Inter Press Service News Agency
August 2, 2005
Washington: Anti-debt campaigners leaked a document Tuesday showing that the World Bank is considering extending additional loans to countries eligible for a widely-publicised debt cancellation plan by the world’s richest nations, a scheme that they say would defeat the purpose of the write-off.
The World Bank says it has made no final recommendations, but that poor nations with limited resources will likely have a continuing need to borrow even after graduating from the debt relief programme.
The leaked document details options being put together by World Bank officials for implementation of the debt forgiveness plan by the Group of Eight (G8) most industrialised nations, which will be discussed at a meeting of World Bank executive directors in Washington in a few days.
A final proposal will be issued by the World Bank when it meets in September.
The Jubilee Debt Campaign and the World Development Movement (WDM), two non-governmental organisations that disseminated the document to journalists, said in a joint statement that the Bank’s analysis shows that it is exploring the conditions under which debt repayments would be re-imposed on those countries.
The document, prepared by Geoff Lamb, the Bank’s vice president for concessional finance, says that “most countries receiving 100 percent debt cancellation would be classified as ‘green light’ and therefore become eligible for new borrowing.”
The document refers to a communiqué by the G8 announcing the debt relief plan and stating that countries receiving debt relief should be “eased into new borrowing”. Further, it says that “given lower risk of debt distress (after debt relief), countries could potentially borrow more.”
Campaigners warn that this would make the plan fundamentally different from what was initially proposed.
“(The original plan) did seem to concede the key principle that once countries have completed the onerous task of getting debt relief they would have all their debts cancelled immediately with no chance that repayments could recommence under any circumstances,” said Steven Rand, co-chair of the Jubilee Debt Campaign. “This now appears from these documents to be in question.”
Activists do not want to see eligible countries falling back into debt, arguing that they should receive grants and get “a clean start.”
“What the document seems to contain is the World Bank asking the executive directors how quickly they can get the countries that receive debt relief back into patterns of borrowing and back into debt, which is an extremely worrying path for the Bank to be taking countries down,” Dave Timms, spokesperson for the WDM, told IPS. “They talk about how quickly to get them back into a position of the heavily indebted.”
The original plan, announced by British Finance Minister Gordon Brown with much fanfare in July, is that the G8 nations will offer 100 percent cancellation of debts owed by at least 18 of the most heavily indebted nations to the International Monetary Fund, the World Bank and the African Development Bank.

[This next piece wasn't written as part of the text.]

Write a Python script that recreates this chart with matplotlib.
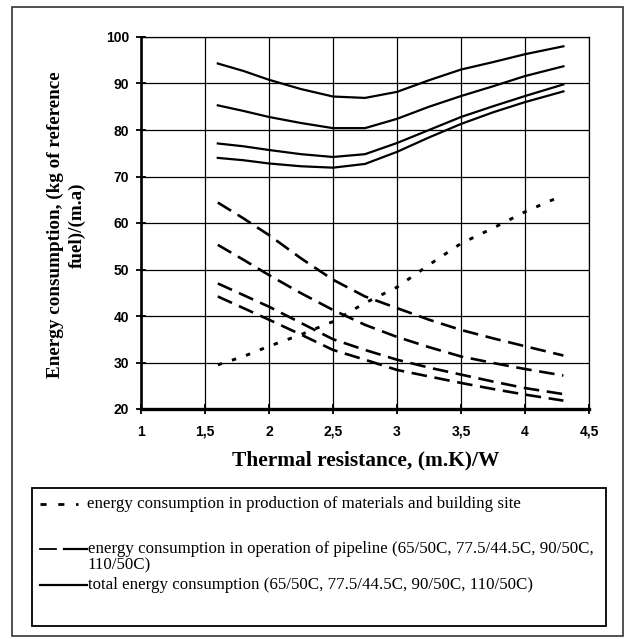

But a World Bank spokesperson said that the paper was “an informal and preliminary presentation” of the impact of the debt plan and is not meant to draw a road map for poor countries after the debt relief.
He added that the World Bank remained concerned about the ability of poor nations to raise significant amounts of funds outside the Bank’s soft loans arm, the International Development Association (IDA), given their limited resources.
“The object here is not to clear the debts of these countries so the Bank can just resume lending to them,” said Damian Sean Milverton. “The point of this is to ensure that developing countries, no matter what position they are in, have access to resources going forward because we know they need as much assistance as possible to improve their economies, create their jobs and make better lives for their people.”
“Once a country’s gone through the debt relief programme, it very well may not get a loan from the Bank again, but it very well may go to other sources and take on debt,” he said. “No one is saying these countries shouldn’t borrow again. And in fact if the NGOs are saying that, they need to have another think about it.”
But debt campaigners say the document shows other loopholes in the deal touted by Brown to protesters who gathered in Scotland last month, where leaders of the G8 were meeting.
Typically, the conditions tied to loans from the Bank and the IMF include privatisation of public assets, the lifting of trade barriers and budget cuts that take funding away from social and environmental programmes.
Two weeks ago, debt campaigners obtained a document detailing how some European representatives at the IMF were proposing major changes to the G8 debt deal. It showed that the proposals could hold up or even stop the promised debt cancellation and maintain the IMF’s iron grip on poor nations’ economies even after they qualify for debt cancellation.
“The G8 are serial promise breakers and for the past 20 years they have used the debts of the poorest countries as a way to impose privatisation, free trade and deregulation on developing countries,” said WDM’s Head of Policy Peter Hardstaff.
“Unless these debts are irreversibly lifted from developing countries, we have no faith that rich countries will not use international institutions to impose damaging free market conditions in the future,” he said.